● **WHAT THE EXERCISE ASKS**:
Output every line exactly as written. Leave out pictures.

★ ★ ★

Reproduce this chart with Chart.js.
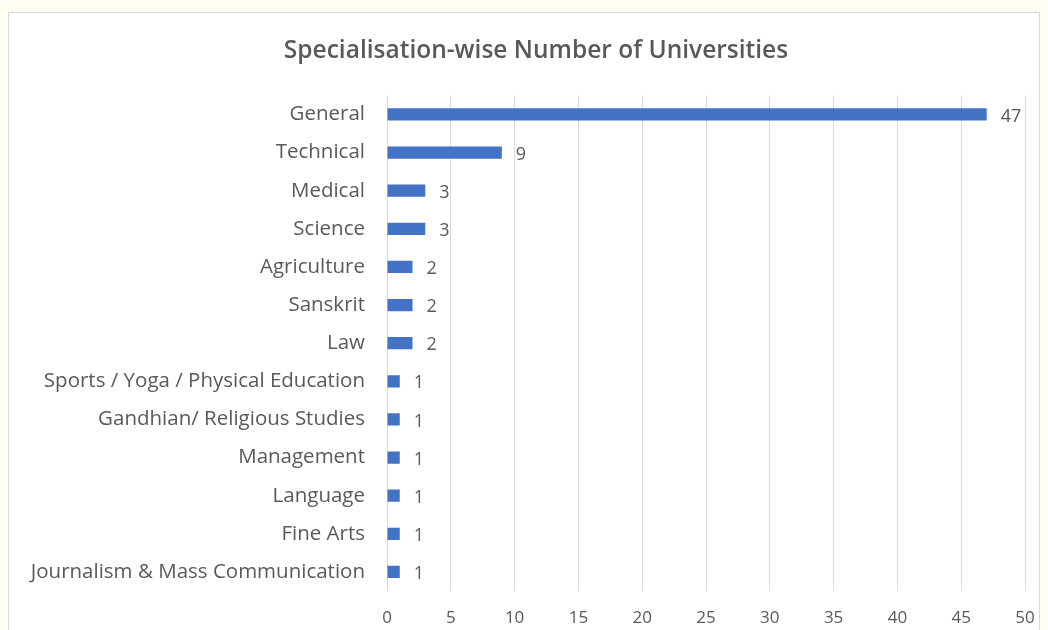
<!DOCTYPE html>
<html>
<head>
<meta charset="utf-8">
<script src="https://cdn.jsdelivr.net/npm/chart.js@4.4.0/dist/chart.umd.min.js"></script>
<style>
  html, body { margin: 0; padding: 0; background: #fffdf4; }
  #frame {
    position: absolute; left: 8px; top: 12px; width: 1032px; height: 630px;
    background: #ffffff; border: 1px solid #d9d9d9; box-sizing: border-box;
  }
  #wrap { position: absolute; left: 0; top: 0; width: 1048px; height: 630px; }
</style>
</head>
<body>
<div id="frame"></div>
<div id="wrap"><canvas id="myChart"></canvas></div>
<script>
// data
const categories = [
    'General', 'Technical', 'Medical', 'Science', 'Agriculture', 'Sanskrit', 'Law',
    'Sports / Yoga / Physical Education', 'Gandhian/ Religious Studies', 'Management',
    'Language', 'Fine Arts', 'Journalism & Mass Communication'
]
const universities = [47, 9, 3, 3, 2, 2, 2, 1, 1, 1, 1, 1, 1]
const xTicks = [0, 5, 10, 15, 20, 25, 30, 35, 40, 45, 50]

const FONT = "'Open Sans', sans-serif"
const GREY = '#595959'

// draws the value right of every bar
const valueLabels = {
    id: 'valueLabels',
    afterDatasetsDraw(chart) {
        const ctx = chart.ctx
        const meta = chart.getDatasetMeta(0)
        ctx.save()
        ctx.font = '18px ' + FONT
        ctx.fillStyle = GREY
        ctx.textBaseline = 'middle'
        meta.data.forEach(function (bar, i) {
            ctx.fillText(chart.data.datasets[0].data[i], bar.x + 14, bar.y + 2)
        })
        ctx.restore()
    }
}

let ctx = document.getElementById('myChart')
let myChart = new Chart(ctx, {
    type: 'bar',
    data: {
        labels: categories,
        datasets: [{
            label: 'Number of Universities',
            data: universities,
            backgroundColor: '#4472c4',
            barPercentage: 0.32,
            categoryPercentage: 1
        }]
    },
    options: {
        indexAxis: 'y',
        responsive: true,
        maintainAspectRatio: false,
        animation: false,
        layout: { padding: { left: 24, right: 0, top: 36, bottom: 3 } },
        plugins: {
            legend: { display: false },
            tooltip: { enabled: false },
            title: {
                display: true,
                text: 'Specialisation-wise Number of Universities',
                color: GREY,
                font: { family: FONT, size: 24.5, weight: '600' },
                padding: { top: 0, bottom: 30 }
            }
        },
        scales: {
            x: {
                min: 0,
                max: 50,
                afterBuildTicks: function (scale) {
                    scale.ticks = xTicks.map(v => ({ value: v }))
                },
                afterFit: function (scale) {
                    scale.height = 36
                    scale.paddingRight = 23
                },
                ticks: { color: GREY, font: { family: FONT, size: 17 }, padding: 17 },
                grid: { color: '#d9d9d9', drawTicks: false },
                border: { display: false }
            },
            y: {
                afterFit: function (scale) { scale.width = 363 },
                ticks: { color: GREY, font: { family: FONT, size: 20.5 }, padding: 14 },
                grid: { display: false },
                border: { display: false }
            }
        }
    },
    plugins: [valueLabels]
});
</script>
</body>
</html>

★ ★ ★

● **OUTPUT OF THE TASK**:
Reproduce this chart with Chart.js.
<!DOCTYPE html>
<html>
<head>
<meta charset="utf-8">
<script src="https://cdn.jsdelivr.net/npm/chart.js@4.4.0/dist/chart.umd.min.js"></script>
<style>
  html, body { margin: 0; padding: 0; background: #fffdf4; }
  #frame {
    position: absolute; left: 8px; top: 12px; width: 1032px; height: 630px;
    background: #ffffff; border: 1px solid #d9d9d9; box-sizing: border-box;
  }
  #wrap { position: absolute; left: 0; top: 0; width: 1048px; height: 630px; }
</style>
</head>
<body>
<div id="frame"></div>
<div id="wrap"><canvas id="myChart"></canvas></div>
<script>
// data
const categories = [
    'General', 'Technical', 'Medical', 'Science', 'Agriculture', 'Sanskrit', 'Law',
    'Sports / Yoga / Physical Education', 'Gandhian/ Religious Studies', 'Management',
    'Language', 'Fine Arts', 'Journalism & Mass Communication'
]
const universities = [47, 9, 3, 3, 2, 2, 2, 1, 1, 1, 1, 1, 1]
const xTicks = [0, 5, 10, 15, 20, 25, 30, 35, 40, 45, 50]

const FONT = "'Open Sans', sans-serif"
const GREY = '#595959'

// draws the value right of every bar
const valueLabels = {
    id: 'valueLabels',
    afterDatasetsDraw(chart) {
        const ctx = chart.ctx
        const meta = chart.getDatasetMeta(0)
        ctx.save()
        ctx.font = '18px ' + FONT
        ctx.fillStyle = GREY
        ctx.textBaseline = 'middle'
        meta.data.forEach(function (bar, i) {
            ctx.fillText(chart.data.datasets[0].data[i], bar.x + 14, bar.y + 2)
        })
        ctx.restore()
    }
}

let ctx = document.getElementById('myChart')
let myChart = new Chart(ctx, {
    type: 'bar',
    data: {
        labels: categories,
        datasets: [{
            label: 'Number of Universities',
            data: universities,
            backgroundColor: '#4472c4',
            barPercentage: 0.32,
            categoryPercentage: 1
        }]
    },
    options: {
        indexAxis: 'y',
        responsive: true,
        maintainAspectRatio: false,
        animation: false,
        layout: { padding: { left: 24, right: 0, top: 36, bottom: 3 } },
        plugins: {
            legend: { display: false },
            tooltip: { enabled: false },
            title: {
                display: true,
                text: 'Specialisation-wise Number of Universities',
                color: GREY,
                font: { family: FONT, size: 24.5, weight: '600' },
                padding: { top: 0, bottom: 30 }
            }
        },
        scales: {
            x: {
                min: 0,
                max: 50,
                afterBuildTicks: function (scale) {
                    scale.ticks = xTicks.map(v => ({ value: v }))
                },
                afterFit: function (scale) {
                    scale.height = 36
                    scale.paddingRight = 23
                },
                ticks: { color: GREY, font: { family: FONT, size: 17 }, padding: 17 },
                grid: { color: '#d9d9d9', drawTicks: false },
                border: { display: false }
            },
            y: {
                afterFit: function (scale) { scale.width = 363 },
                ticks: { color: GREY, font: { family: FONT, size: 20.5 }, padding: 14 },
                grid: { display: false },
                border: { display: false }
            }
        }
    },
    plugins: [valueLabels]
});
</script>
</body>
</html>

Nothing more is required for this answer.